Roger Ebert on Sarah Palin, August 19, 2010:
By implying Dr. Laura was silenced by “Constitutional obstructionists,” [Palin] employs the methodology of the Big Lie, defined in Mein Kampf as an untruth so colossal that “no one would believe that others could have the impudence to distort the truth so infamously.”
Roger Ebert on Sarah Palin, January 8th, 2011:
Sarah Palin rummages online frantically erasing her rabble-rousing Tweets like a Stalinist trimming non-persons out of photos.
Because GOP as Nazi comparisons are so 2010 — particularly when you’ve already made them yourself.
Related: Jim Emerson, the editor of RoberEbert.com gave the 2006 film “Death of the President,” which speculated on the assassination of then-President Bush a big thumbs up:
The scenario is a familiar one: What would happen if a much-hated world leader was killed in office? Since the failed assassination attempts on Adolph Hitler, fictions imagining how things might have changed with the elimination of one powerful figure have fascinated historians and the public. How could they not?

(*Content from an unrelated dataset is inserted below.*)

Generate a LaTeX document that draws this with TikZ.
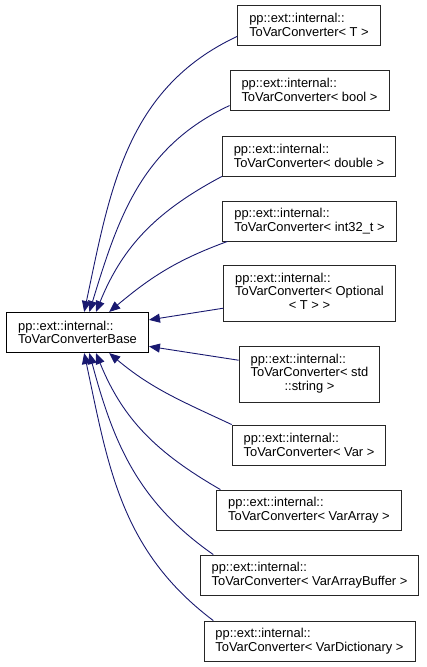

We all know that four U.S. presidents have been assassinated, and that every president faces that threat every day. Gerald Ford, one of our most benign chief executives, survived two murder attempts in the month of September 1975 alone — and he was never as divisive and generally reviled as Bush Jr., whose methods and ideology have been vilified as Hitlerian in real-life speeches and demonstrations that we’ve all seen already. (I’m speaking only about the real-life hatred the man has evoked worldwide, not the aptness of the Nazi comparison or whether such virulence is justified by his words and actions in office.)
Still though, take two Godwins out of petty cash.
Oh, and this:
“There’s no reason to be threatened by this film, any more than there was to be by “United 93” or “World Trade Center.” It’s responsible and observant about the world we live in — and it’s certainly not going to give anybody any ideas they haven’t had already.